WHAT IS REQUIRED>
Assemble all lines in which the string "matplotlib" appears.

SUPPLIED MATERIAL>

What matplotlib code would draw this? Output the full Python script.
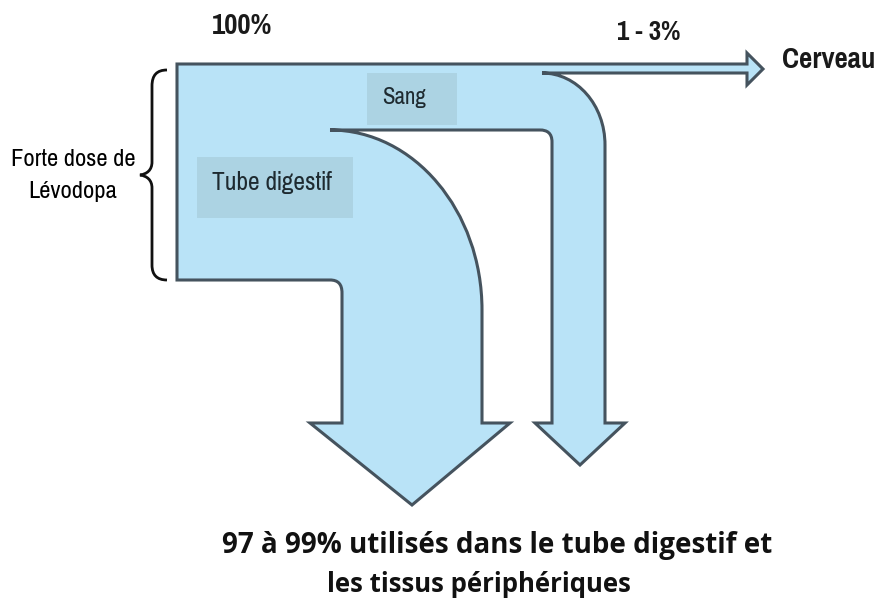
import matplotlib.pyplot as plt
from matplotlib.path import Path
from matplotlib.patches import PathPatch, Rectangle

# labels of the diagram
compartments = ["Tube digestif", "Sang"]
target = "Cerveau"
dose_label = ["Forte dose de", "Lévodopa"]
shares = ["100%", "1 - 3%"]
loss_label = ["97 à 99% utilisés dans le tube digestif et", "les tissus périphériques"]

FILL = "#b9e3f7"
BOX = "#acd3e3"
EDGE = "#45535e"
NARROW = ["Pragati Narrow", "Archivo Narrow", "Liberation Sans"]
BOLD = ["Open Sans", "DejaVu Sans"]

fig = plt.figure(figsize=(8.8, 6.08), dpi=100)
ax = fig.add_axes([0, 0, 1, 1])
ax.set_xlim(0, 880)
ax.set_ylim(608, 0)
ax.axis("off")

M, L, C = Path.MOVETO, Path.LINETO, Path.CURVE4
flow = [
    (M, (177, 64)), (L, (747, 64)), (L, (747, 53)), (L, (763, 69)),
    (L, (747, 85)), (L, (747, 73)), (L, (542, 73)),
    (C, (577, 73)), (C, (605, 105)), (C, (605, 145)),
    (L, (605, 423)), (L, (625, 423)), (L, (580, 465)), (L, (535, 423)),
    (L, (552, 423)), (L, (552, 142)),
    (C, (552, 133)), (C, (547, 130)), (C, (540, 130)),
    (L, (330, 130)),
    (C, (414, 130)), (C, (482, 211)), (C, (482, 310)),
    (L, (482, 423)), (L, (510, 423)), (L, (412, 505)), (L, (310, 423)),
    (L, (342, 423)), (L, (342, 293)),
    (C, (342, 284)), (C, (338, 280)), (C, (330, 280)),
    (L, (177, 280)), (Path.CLOSEPOLY, (177, 64)),
]
codes, verts = zip(*flow)
ax.add_patch(PathPatch(Path(verts, codes), facecolor=FILL, edgecolor=EDGE,
                       lw=2.2, joinstyle="miter", zorder=1))

# label boxes
ax.add_patch(Rectangle((197, 157), 156, 61, facecolor=BOX, edgecolor="none", zorder=2))
ax.add_patch(Rectangle((367, 73), 90, 52, facecolor=BOX, edgecolor="none", zorder=2))
ax.text(272, 183, compartments[0], family=NARROW, fontsize=20, ha="center",
        va="center", color="#1e2a30", zorder=3)
ax.text(404, 98, compartments[1], family=NARROW, fontsize=18, ha="center",
        va="center", color="#1e2a30", zorder=3)

# brace
brace = [
    (M, (167, 70)), (C, (157, 70)), (C, (152, 75)), (C, (152, 86)),
    (L, (152, 162)), (C, (152, 170)), (C, (147, 174)), (C, (140, 175)),
    (C, (147, 176)), (C, (152, 180)), (C, (152, 188)),
    (L, (152, 265)), (C, (152, 275)), (C, (157, 280)), (C, (167, 280)),
]
codes, verts = zip(*brace)
ax.add_patch(PathPatch(Path(verts, codes), facecolor="none", edgecolor="#111111", lw=2))

ax.text(73, 160, dose_label[0], family=NARROW, fontsize=19.3, ha="center", va="center")
ax.text(73, 192, dose_label[1], family=NARROW, fontsize=19.3, ha="center", va="center")

ax.text(242, 26, shares[0], family=NARROW, fontsize=22.5, ha="center", va="center",
        weight="bold", color="#1a1a1a")
ax.text(649, 33, shares[1], family=NARROW, fontsize=21, ha="center", va="center",
        weight="bold", color="#1a1a1a")
ax.text(782, 60, target, family=NARROW, fontsize=22.5, ha="left", va="center",
        weight="bold", color="#1a1a1a")

ax.text(497, 546, loss_label[0], family=BOLD, fontsize=20, ha="center", va="center",
        weight="bold", color="#111111")
ax.text(479, 584, loss_label[1], family=BOLD, fontsize=18.5, ha="center", va="center",
        weight="bold", color="#111111")

fig.savefig("out.png", dpi=100)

FINISHED EXERCISE>
What matplotlib code would draw this? Output the full Python script.
import matplotlib.pyplot as plt
from matplotlib.path import Path
from matplotlib.patches import PathPatch, Rectangle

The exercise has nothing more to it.